Ia juga menjelaskan bahwa Nine Village adalah representasi bagaimana film yang bisa menjadi alat diplomasi budaya.
“Kami ingin memperlihatkan bahwa mahasiswa bisa jadi jembatan antarbangsa melalui karya visual yang berbicara tentang identitas, budaya, dan spiritualitas lokal,” tambahnya.
Dekan FISIP, Mayasari, turut memberikan tanggapannya terkait film ini.
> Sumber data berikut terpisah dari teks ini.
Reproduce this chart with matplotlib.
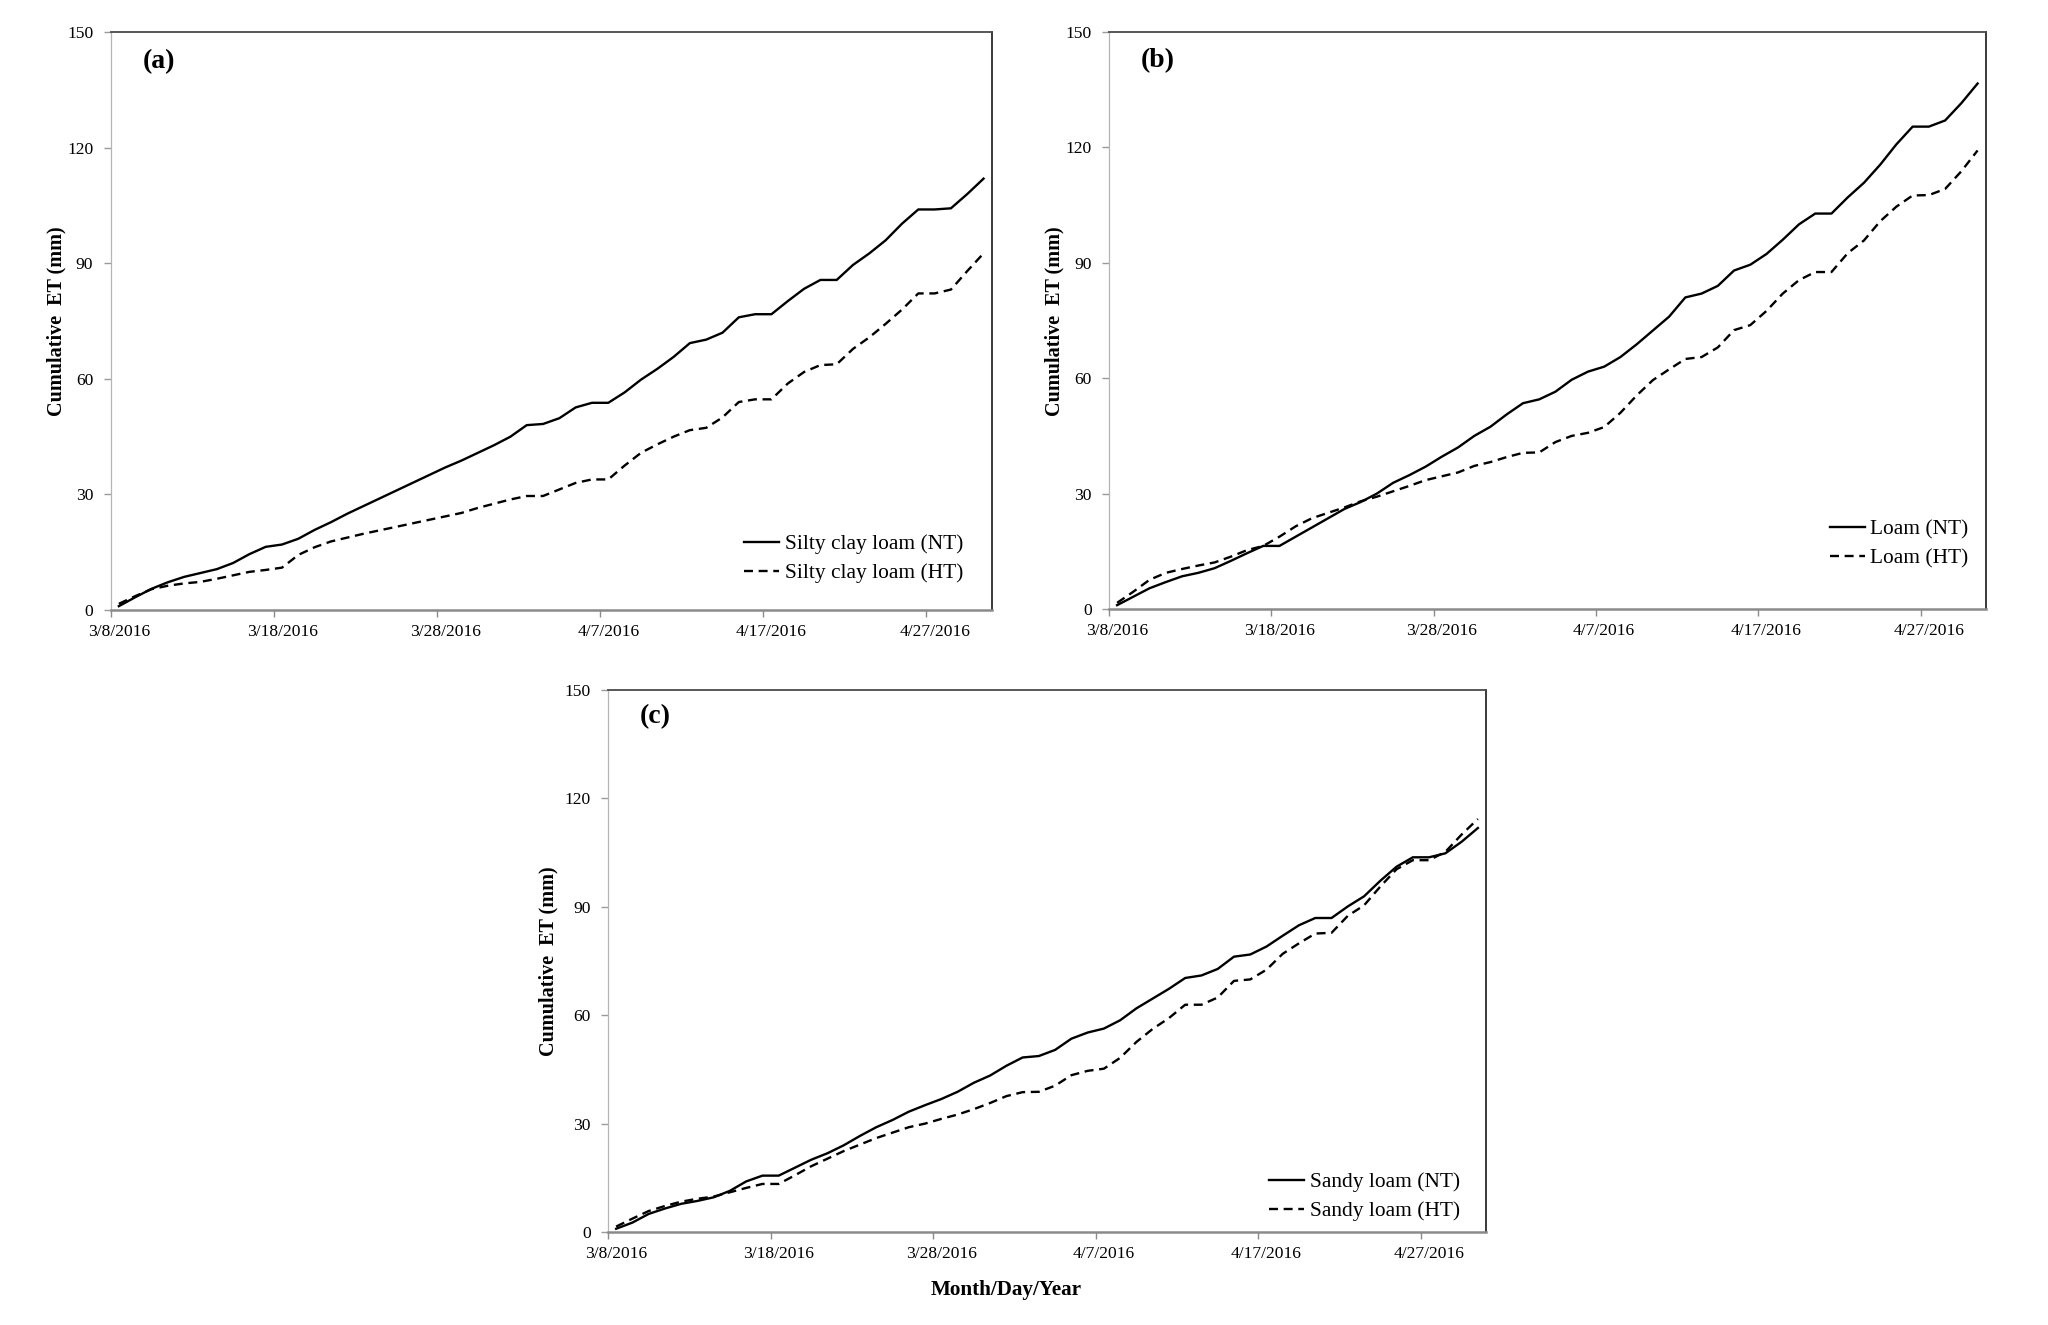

Beliau mengaku merasa bangga dan mengapresiasi mahasiswanya.
“Sebelumnya pasti apresiasi ke teman-teman dari FISIP dan mungkin saat ini dibantu juga oleh aktor dari FEB,” sebutnya saat diwawancarai langsung, Jumat (23/5/2025).
Mayasari juga menyampaikan harapannya agar mahasiswa tidak hanya unggul secara akademik, tetapi juga aktif mengembangkan diri melalui kegiatan nonakademik, seperti organisasi dan kompetisi. Menurutnya, prestasi di luar kelas penting untuk membentuk karakter dan kompetensi mahasiswa secara holistik sehingga pihak fakultas pun memberikan dukungan penuh melalui alokasi dana kemahasiswaan yang memadai. Ia juga berpesan agar mahasiswa tidak mudah menyerah dengan keadaan, seperti yang dilakukan tim film dokumenter yang tetap mengirimkan karyanya meski terkendala biaya.
“Secara akademik mungkin, saya selalu menitikberatkan kepada mahasiswa akademik, kalian harus baik, tapi kalian juga harus memiliki prestasi di luar. Saya mendukung mereka ikut organisasi, makannya dana kemahasiswaan cukup banyak di kami. Jadi, mendukung prestasi mahasiswa dan mendukung prestasi dosen juga, tapi keduanya harus seimbang,” tambahnya.
Sementara itu, Oxcy berharap agar kampus semakin aktif menyelenggarakan pelatihan dan workshop sinematografi di tingkat universitas maupun fakultas.
“Selain bikin skripsi yang menjadi syarat kelulusan yang nantinya disimpan di perpus, minimal kita ninggalin jejak karya lah ya, kalau skripsi doang mah itu syarat lulus, tapi memang kedepannya dari pimpinan ada rencana bakal ada kelulusan yang nonskripsi, yaitu berupa karya. Tetaplah berkarya karena HRD (Human Resource Development) tuh nggak ngeliat IPK (Indeks Prestasi Kumulatif) dan skripsi. IPK without skill is nothing.”